(Source data)
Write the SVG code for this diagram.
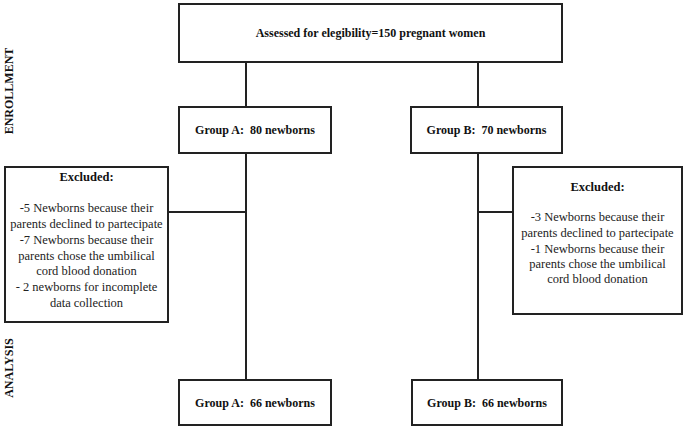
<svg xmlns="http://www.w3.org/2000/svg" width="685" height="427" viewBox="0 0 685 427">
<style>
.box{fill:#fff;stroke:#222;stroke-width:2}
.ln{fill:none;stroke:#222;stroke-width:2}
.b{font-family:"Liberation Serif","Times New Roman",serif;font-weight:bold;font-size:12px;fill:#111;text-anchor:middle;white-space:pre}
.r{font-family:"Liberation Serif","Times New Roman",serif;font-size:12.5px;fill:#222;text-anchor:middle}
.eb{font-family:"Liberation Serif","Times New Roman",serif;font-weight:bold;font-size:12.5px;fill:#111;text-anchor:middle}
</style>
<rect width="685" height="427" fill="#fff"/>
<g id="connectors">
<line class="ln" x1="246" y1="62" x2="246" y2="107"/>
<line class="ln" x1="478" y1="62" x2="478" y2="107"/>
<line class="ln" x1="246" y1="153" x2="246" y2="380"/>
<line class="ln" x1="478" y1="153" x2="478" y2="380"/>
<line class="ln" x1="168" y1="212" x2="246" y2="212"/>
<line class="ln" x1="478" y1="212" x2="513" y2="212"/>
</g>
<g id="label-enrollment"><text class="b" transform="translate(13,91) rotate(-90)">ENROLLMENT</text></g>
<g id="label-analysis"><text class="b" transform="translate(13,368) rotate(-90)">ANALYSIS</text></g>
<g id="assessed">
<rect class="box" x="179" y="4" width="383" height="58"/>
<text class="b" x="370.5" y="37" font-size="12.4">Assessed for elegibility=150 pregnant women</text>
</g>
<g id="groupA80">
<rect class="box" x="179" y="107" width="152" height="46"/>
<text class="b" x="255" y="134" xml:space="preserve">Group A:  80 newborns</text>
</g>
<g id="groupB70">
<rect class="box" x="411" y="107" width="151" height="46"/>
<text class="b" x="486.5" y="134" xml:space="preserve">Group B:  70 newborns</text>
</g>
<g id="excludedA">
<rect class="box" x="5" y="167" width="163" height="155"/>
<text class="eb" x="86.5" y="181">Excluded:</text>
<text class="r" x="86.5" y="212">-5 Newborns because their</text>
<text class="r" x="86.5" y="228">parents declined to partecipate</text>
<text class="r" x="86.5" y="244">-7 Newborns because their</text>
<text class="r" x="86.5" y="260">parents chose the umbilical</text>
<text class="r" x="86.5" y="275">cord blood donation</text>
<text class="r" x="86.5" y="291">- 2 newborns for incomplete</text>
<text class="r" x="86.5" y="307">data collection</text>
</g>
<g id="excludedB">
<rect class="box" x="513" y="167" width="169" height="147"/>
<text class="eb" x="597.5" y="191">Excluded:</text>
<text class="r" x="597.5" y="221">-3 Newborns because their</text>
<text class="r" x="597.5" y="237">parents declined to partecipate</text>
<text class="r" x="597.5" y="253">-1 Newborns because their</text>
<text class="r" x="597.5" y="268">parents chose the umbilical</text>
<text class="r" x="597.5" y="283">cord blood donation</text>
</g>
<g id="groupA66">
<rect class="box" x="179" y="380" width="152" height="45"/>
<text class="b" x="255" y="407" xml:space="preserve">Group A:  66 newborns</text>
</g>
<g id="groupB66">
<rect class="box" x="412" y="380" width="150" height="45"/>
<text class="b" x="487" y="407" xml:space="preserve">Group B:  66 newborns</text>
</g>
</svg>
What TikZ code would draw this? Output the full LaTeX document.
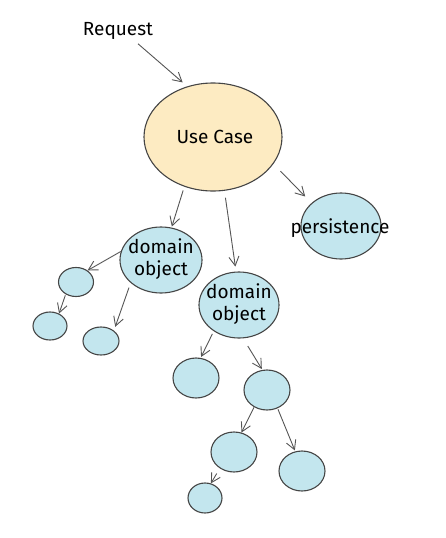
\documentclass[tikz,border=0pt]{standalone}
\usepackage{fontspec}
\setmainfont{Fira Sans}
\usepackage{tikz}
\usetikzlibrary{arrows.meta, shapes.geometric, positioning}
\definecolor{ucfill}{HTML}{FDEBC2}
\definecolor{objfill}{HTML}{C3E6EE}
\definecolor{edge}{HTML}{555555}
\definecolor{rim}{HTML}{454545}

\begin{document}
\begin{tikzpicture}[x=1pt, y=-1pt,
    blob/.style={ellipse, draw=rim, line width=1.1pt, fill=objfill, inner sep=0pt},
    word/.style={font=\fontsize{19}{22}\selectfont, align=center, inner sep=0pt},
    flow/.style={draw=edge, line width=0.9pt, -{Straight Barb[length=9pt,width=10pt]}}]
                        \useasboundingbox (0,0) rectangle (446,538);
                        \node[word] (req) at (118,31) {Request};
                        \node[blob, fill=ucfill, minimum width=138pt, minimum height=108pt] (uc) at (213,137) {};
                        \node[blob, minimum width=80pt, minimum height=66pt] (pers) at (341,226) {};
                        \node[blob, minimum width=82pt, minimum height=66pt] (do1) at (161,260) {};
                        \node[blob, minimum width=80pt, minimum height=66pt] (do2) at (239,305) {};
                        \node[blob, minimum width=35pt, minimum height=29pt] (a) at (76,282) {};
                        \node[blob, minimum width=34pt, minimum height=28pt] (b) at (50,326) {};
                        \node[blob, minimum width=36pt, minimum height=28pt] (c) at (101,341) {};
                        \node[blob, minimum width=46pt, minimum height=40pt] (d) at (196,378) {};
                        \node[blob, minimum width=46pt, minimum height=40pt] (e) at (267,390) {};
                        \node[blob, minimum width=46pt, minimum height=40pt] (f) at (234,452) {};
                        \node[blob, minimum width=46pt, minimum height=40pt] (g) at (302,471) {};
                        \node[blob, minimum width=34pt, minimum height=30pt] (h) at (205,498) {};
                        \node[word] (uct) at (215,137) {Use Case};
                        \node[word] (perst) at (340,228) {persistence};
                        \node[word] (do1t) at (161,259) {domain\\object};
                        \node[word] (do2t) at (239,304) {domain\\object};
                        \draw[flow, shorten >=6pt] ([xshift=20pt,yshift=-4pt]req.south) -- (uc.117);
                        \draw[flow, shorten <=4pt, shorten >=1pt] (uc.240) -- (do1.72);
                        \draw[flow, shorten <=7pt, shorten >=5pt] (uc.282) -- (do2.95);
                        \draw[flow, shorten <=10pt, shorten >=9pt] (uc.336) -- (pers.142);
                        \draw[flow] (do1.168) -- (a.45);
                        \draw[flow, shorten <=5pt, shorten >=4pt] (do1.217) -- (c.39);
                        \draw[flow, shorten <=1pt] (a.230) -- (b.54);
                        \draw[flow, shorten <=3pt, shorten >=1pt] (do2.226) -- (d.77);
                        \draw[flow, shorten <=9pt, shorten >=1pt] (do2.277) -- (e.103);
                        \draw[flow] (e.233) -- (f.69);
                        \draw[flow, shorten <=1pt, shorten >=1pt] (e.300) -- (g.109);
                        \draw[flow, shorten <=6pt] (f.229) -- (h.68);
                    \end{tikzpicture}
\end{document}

---

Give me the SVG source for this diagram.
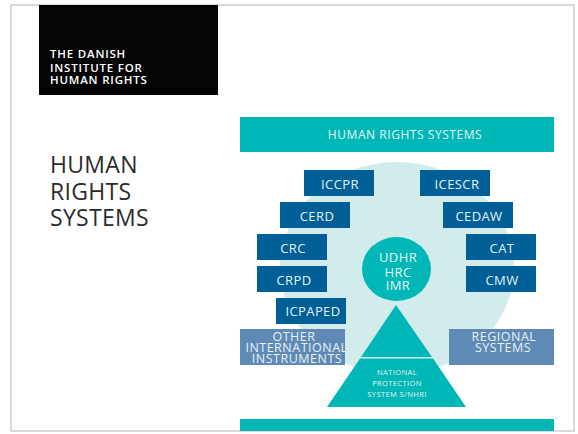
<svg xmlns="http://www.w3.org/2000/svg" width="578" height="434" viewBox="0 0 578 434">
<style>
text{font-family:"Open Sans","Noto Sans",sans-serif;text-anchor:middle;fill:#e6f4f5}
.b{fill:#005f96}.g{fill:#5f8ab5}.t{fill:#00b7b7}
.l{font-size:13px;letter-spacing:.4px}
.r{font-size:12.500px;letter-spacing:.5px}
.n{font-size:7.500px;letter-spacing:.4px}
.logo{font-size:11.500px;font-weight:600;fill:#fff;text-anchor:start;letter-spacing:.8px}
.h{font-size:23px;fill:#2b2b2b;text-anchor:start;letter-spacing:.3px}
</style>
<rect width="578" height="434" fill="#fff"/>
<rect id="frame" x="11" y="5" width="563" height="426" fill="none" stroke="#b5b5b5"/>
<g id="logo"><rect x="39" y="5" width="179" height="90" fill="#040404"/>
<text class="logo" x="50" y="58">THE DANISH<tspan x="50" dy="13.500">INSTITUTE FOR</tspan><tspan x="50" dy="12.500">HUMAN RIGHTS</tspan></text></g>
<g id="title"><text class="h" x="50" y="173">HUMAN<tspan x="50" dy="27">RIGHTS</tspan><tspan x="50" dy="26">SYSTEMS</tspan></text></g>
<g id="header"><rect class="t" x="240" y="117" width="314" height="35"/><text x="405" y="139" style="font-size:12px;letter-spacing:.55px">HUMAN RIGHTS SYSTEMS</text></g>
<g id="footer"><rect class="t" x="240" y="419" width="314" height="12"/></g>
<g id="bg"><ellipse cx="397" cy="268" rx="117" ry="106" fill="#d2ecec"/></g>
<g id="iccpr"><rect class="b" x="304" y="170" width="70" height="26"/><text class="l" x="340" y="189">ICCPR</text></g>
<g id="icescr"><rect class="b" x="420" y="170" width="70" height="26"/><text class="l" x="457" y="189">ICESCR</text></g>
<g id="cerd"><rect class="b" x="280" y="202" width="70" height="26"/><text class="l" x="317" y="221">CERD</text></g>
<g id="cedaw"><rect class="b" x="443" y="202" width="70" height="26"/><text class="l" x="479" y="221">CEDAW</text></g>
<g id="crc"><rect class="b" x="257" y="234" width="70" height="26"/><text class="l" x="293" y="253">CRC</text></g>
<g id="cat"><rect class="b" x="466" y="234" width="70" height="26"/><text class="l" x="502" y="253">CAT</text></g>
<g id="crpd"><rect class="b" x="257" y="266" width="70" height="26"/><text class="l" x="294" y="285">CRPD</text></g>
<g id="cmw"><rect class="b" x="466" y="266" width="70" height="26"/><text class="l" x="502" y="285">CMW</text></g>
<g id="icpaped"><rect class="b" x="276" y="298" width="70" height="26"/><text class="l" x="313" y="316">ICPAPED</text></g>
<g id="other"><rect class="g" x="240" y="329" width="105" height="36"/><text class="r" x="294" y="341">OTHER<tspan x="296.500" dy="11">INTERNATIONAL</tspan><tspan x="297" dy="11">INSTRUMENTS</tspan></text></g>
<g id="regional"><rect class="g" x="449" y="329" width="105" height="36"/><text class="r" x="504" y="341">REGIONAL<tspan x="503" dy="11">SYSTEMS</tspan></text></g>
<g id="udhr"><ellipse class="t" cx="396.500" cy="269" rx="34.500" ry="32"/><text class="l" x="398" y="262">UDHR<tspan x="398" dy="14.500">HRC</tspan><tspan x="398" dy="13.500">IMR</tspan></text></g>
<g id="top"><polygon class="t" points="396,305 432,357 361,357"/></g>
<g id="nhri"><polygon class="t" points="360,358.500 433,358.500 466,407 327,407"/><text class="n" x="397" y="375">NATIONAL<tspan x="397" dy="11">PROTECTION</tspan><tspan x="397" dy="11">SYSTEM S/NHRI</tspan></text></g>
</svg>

[Required task] In the data above, tally the lines holding "diagram" and answer with the figure only.

[Solution for this exercise] 2